>> start

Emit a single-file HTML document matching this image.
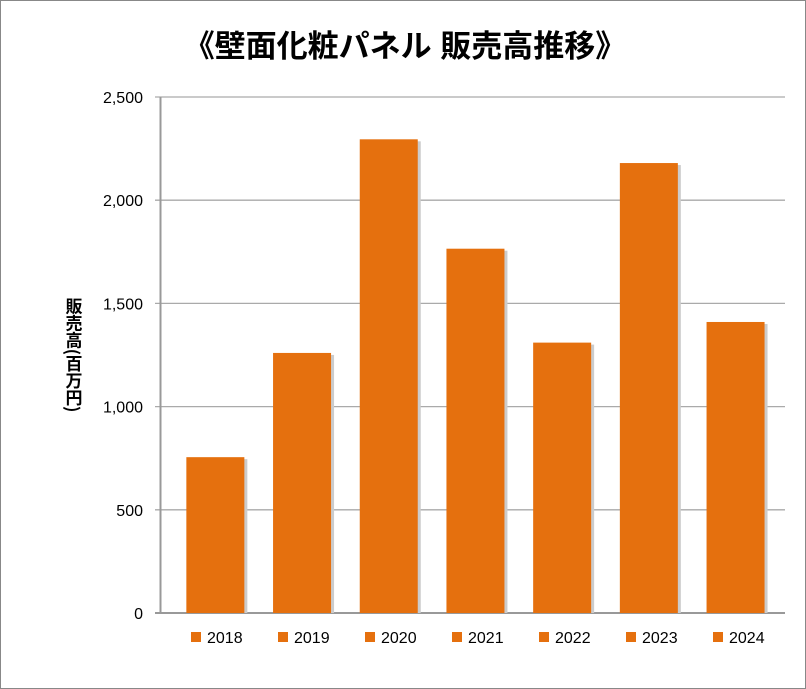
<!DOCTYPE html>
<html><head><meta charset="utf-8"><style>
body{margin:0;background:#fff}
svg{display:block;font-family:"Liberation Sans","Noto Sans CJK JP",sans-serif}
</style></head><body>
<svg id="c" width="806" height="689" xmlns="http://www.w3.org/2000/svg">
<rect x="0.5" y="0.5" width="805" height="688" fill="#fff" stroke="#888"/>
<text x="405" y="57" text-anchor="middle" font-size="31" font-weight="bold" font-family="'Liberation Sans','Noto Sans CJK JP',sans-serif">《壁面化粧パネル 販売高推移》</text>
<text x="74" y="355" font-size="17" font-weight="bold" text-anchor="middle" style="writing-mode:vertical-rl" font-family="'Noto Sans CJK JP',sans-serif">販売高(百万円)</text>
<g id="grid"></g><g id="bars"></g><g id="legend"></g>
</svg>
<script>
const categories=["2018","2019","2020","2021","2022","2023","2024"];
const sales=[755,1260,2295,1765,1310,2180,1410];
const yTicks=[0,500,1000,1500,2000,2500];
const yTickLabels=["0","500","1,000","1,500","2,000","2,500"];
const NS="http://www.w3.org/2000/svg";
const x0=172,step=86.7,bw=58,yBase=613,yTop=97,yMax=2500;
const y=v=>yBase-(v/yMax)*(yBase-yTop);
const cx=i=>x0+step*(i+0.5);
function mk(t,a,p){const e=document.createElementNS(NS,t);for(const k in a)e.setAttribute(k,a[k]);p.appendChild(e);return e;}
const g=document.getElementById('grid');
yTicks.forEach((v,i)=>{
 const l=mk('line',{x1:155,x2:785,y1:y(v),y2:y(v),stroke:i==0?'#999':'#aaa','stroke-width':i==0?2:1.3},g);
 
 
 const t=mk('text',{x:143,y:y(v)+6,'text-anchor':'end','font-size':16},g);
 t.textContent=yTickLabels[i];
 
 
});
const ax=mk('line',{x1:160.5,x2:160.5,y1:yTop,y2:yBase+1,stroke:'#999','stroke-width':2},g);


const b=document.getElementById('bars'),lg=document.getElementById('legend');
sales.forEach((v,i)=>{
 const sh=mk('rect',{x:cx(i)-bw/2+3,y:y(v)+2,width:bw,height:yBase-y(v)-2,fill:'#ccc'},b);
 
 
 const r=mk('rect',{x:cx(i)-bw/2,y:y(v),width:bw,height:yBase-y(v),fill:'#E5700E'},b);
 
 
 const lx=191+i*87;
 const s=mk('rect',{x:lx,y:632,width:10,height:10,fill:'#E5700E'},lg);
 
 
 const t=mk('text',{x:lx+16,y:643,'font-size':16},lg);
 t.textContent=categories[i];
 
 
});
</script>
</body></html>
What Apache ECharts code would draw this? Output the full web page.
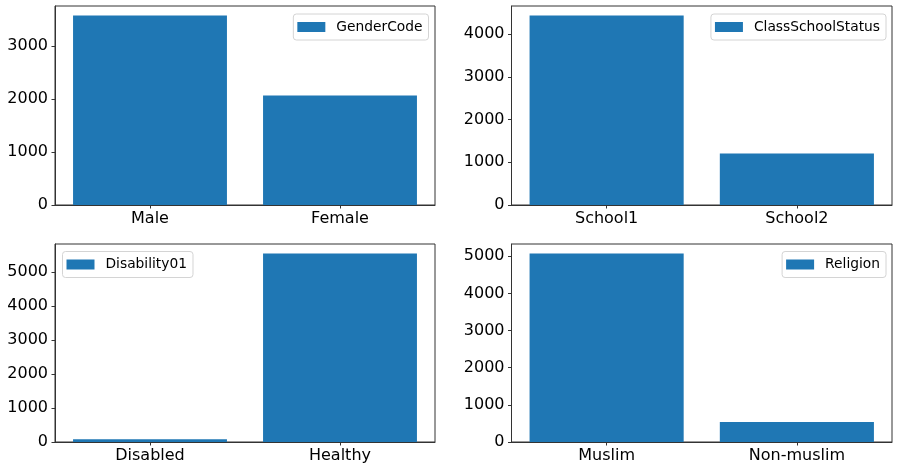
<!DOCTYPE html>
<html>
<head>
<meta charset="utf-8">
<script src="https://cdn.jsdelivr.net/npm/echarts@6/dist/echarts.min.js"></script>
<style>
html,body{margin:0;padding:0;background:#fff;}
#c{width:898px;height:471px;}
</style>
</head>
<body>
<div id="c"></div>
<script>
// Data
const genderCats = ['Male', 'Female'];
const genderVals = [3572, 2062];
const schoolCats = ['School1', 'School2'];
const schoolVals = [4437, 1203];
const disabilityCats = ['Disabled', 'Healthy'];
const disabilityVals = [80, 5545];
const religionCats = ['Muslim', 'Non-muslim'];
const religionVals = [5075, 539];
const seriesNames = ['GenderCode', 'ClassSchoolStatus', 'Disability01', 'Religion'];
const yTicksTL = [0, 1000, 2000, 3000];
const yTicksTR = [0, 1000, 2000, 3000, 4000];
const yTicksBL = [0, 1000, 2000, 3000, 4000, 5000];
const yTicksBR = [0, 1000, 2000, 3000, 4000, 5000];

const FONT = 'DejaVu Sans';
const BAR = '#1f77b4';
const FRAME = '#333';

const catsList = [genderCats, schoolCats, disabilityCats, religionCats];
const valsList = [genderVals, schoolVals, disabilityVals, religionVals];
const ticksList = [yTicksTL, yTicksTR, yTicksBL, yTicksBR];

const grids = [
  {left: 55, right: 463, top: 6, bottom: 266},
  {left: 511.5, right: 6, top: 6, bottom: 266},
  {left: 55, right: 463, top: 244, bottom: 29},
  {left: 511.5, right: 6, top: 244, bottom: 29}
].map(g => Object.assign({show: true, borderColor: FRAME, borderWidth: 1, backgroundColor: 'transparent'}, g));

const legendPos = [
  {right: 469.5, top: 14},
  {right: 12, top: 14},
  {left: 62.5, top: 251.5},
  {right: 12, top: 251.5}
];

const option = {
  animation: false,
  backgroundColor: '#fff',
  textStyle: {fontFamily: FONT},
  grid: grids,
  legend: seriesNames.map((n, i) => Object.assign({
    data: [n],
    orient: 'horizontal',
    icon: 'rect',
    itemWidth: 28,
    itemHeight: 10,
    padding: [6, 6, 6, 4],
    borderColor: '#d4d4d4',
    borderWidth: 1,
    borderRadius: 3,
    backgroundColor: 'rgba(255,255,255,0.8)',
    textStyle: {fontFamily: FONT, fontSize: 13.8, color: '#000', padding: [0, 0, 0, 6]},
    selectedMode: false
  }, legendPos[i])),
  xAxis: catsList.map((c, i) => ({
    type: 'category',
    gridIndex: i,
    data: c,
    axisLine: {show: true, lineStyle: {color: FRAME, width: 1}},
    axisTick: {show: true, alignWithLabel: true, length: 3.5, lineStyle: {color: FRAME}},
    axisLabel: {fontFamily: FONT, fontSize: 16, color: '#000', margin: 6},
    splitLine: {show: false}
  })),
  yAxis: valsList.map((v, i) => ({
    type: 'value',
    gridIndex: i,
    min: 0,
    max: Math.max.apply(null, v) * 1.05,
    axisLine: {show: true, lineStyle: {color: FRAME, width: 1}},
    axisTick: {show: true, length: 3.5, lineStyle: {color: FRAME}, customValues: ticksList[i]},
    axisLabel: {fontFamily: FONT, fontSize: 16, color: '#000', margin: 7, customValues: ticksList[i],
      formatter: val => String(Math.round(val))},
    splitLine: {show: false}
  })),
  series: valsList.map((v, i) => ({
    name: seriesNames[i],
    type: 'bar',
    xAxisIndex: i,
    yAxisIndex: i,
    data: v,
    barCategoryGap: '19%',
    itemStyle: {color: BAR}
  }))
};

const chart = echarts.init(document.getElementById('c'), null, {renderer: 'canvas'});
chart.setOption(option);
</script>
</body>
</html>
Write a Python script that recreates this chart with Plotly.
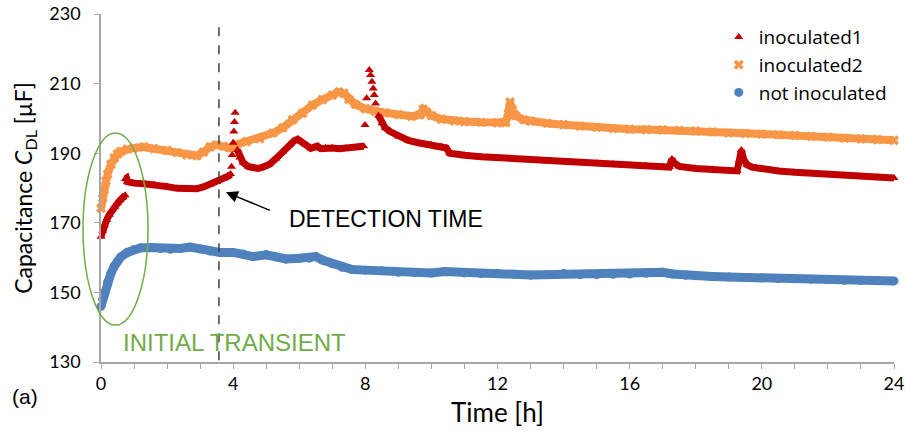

>> end

Task goal = Retype everything in the material word for word, minus pictures.

Result for this task =
Emit a single-file HTML document matching this image.
<!DOCTYPE html>
<html><head><meta charset="utf-8"><style>
body{margin:0;background:#fff}
svg{display:block;font-family:"Liberation Sans","Noto Sans CJK JP",sans-serif}
</style></head><body>
<svg id="c" width="806" height="689" xmlns="http://www.w3.org/2000/svg">
<rect x="0.5" y="0.5" width="805" height="688" fill="#fff" stroke="#888"/>
<text x="405" y="57" text-anchor="middle" font-size="31" font-weight="bold" font-family="'Liberation Sans','Noto Sans CJK JP',sans-serif">《壁面化粧パネル 販売高推移》</text>
<text x="74" y="355" font-size="17" font-weight="bold" text-anchor="middle" style="writing-mode:vertical-rl" font-family="'Noto Sans CJK JP',sans-serif">販売高(百万円)</text>
<g id="grid"></g><g id="bars"></g><g id="legend"></g>
</svg>
<script>
const categories=["2018","2019","2020","2021","2022","2023","2024"];
const sales=[755,1260,2295,1765,1310,2180,1410];
const yTicks=[0,500,1000,1500,2000,2500];
const yTickLabels=["0","500","1,000","1,500","2,000","2,500"];
const NS="http://www.w3.org/2000/svg";
const x0=172,step=86.7,bw=58,yBase=613,yTop=97,yMax=2500;
const y=v=>yBase-(v/yMax)*(yBase-yTop);
const cx=i=>x0+step*(i+0.5);
function mk(t,a,p){const e=document.createElementNS(NS,t);for(const k in a)e.setAttribute(k,a[k]);p.appendChild(e);return e;}
const g=document.getElementById('grid');
yTicks.forEach((v,i)=>{
 const l=mk('line',{x1:155,x2:785,y1:y(v),y2:y(v),stroke:i==0?'#999':'#aaa','stroke-width':i==0?2:1.3},g);
 
 
 const t=mk('text',{x:143,y:y(v)+6,'text-anchor':'end','font-size':16},g);
 t.textContent=yTickLabels[i];
 
 
});
const ax=mk('line',{x1:160.5,x2:160.5,y1:yTop,y2:yBase+1,stroke:'#999','stroke-width':2},g);


const b=document.getElementById('bars'),lg=document.getElementById('legend');
sales.forEach((v,i)=>{
 const sh=mk('rect',{x:cx(i)-bw/2+3,y:y(v)+2,width:bw,height:yBase-y(v)-2,fill:'#ccc'},b);
 
 
 const r=mk('rect',{x:cx(i)-bw/2,y:y(v),width:bw,height:yBase-y(v),fill:'#E5700E'},b);
 
 
 const lx=191+i*87;
 const s=mk('rect',{x:lx,y:632,width:10,height:10,fill:'#E5700E'},lg);
 
 
 const t=mk('text',{x:lx+16,y:643,'font-size':16},lg);
 t.textContent=categories[i];
 
 
});
</script>
</body></html>
What Apache ECharts code would draw this? Output the full web page.
<!DOCTYPE html>
<html>
<head>
<meta charset="utf-8">
<script src="https://cdn.jsdelivr.net/npm/echarts@6/dist/echarts.min.js"></script>
<style>
html,body{margin:0;padding:0;background:#fff;}
#c{width:898px;height:471px;}
</style>
</head>
<body>
<div id="c"></div>
<script>
// Data
const genderCats = ['Male', 'Female'];
const genderVals = [3572, 2062];
const schoolCats = ['School1', 'School2'];
const schoolVals = [4437, 1203];
const disabilityCats = ['Disabled', 'Healthy'];
const disabilityVals = [80, 5545];
const religionCats = ['Muslim', 'Non-muslim'];
const religionVals = [5075, 539];
const seriesNames = ['GenderCode', 'ClassSchoolStatus', 'Disability01', 'Religion'];
const yTicksTL = [0, 1000, 2000, 3000];
const yTicksTR = [0, 1000, 2000, 3000, 4000];
const yTicksBL = [0, 1000, 2000, 3000, 4000, 5000];
const yTicksBR = [0, 1000, 2000, 3000, 4000, 5000];

const FONT = 'DejaVu Sans';
const BAR = '#1f77b4';
const FRAME = '#333';

const catsList = [genderCats, schoolCats, disabilityCats, religionCats];
const valsList = [genderVals, schoolVals, disabilityVals, religionVals];
const ticksList = [yTicksTL, yTicksTR, yTicksBL, yTicksBR];

const grids = [
  {left: 55, right: 463, top: 6, bottom: 266},
  {left: 511.5, right: 6, top: 6, bottom: 266},
  {left: 55, right: 463, top: 244, bottom: 29},
  {left: 511.5, right: 6, top: 244, bottom: 29}
].map(g => Object.assign({show: true, borderColor: FRAME, borderWidth: 1, backgroundColor: 'transparent'}, g));

const legendPos = [
  {right: 469.5, top: 14},
  {right: 12, top: 14},
  {left: 62.5, top: 251.5},
  {right: 12, top: 251.5}
];

const option = {
  animation: false,
  backgroundColor: '#fff',
  textStyle: {fontFamily: FONT},
  grid: grids,
  legend: seriesNames.map((n, i) => Object.assign({
    data: [n],
    orient: 'horizontal',
    icon: 'rect',
    itemWidth: 28,
    itemHeight: 10,
    padding: [6, 6, 6, 4],
    borderColor: '#d4d4d4',
    borderWidth: 1,
    borderRadius: 3,
    backgroundColor: 'rgba(255,255,255,0.8)',
    textStyle: {fontFamily: FONT, fontSize: 13.8, color: '#000', padding: [0, 0, 0, 6]},
    selectedMode: false
  }, legendPos[i])),
  xAxis: catsList.map((c, i) => ({
    type: 'category',
    gridIndex: i,
    data: c,
    axisLine: {show: true, lineStyle: {color: FRAME, width: 1}},
    axisTick: {show: true, alignWithLabel: true, length: 3.5, lineStyle: {color: FRAME}},
    axisLabel: {fontFamily: FONT, fontSize: 16, color: '#000', margin: 6},
    splitLine: {show: false}
  })),
  yAxis: valsList.map((v, i) => ({
    type: 'value',
    gridIndex: i,
    min: 0,
    max: Math.max.apply(null, v) * 1.05,
    axisLine: {show: true, lineStyle: {color: FRAME, width: 1}},
    axisTick: {show: true, length: 3.5, lineStyle: {color: FRAME}, customValues: ticksList[i]},
    axisLabel: {fontFamily: FONT, fontSize: 16, color: '#000', margin: 7, customValues: ticksList[i],
      formatter: val => String(Math.round(val))},
    splitLine: {show: false}
  })),
  series: valsList.map((v, i) => ({
    name: seriesNames[i],
    type: 'bar',
    xAxisIndex: i,
    yAxisIndex: i,
    data: v,
    barCategoryGap: '19%',
    itemStyle: {color: BAR}
  }))
};

const chart = echarts.init(document.getElementById('c'), null, {renderer: 'canvas'});
chart.setOption(option);
</script>
</body>
</html>
Write a Python script that recreates this chart with Plotly.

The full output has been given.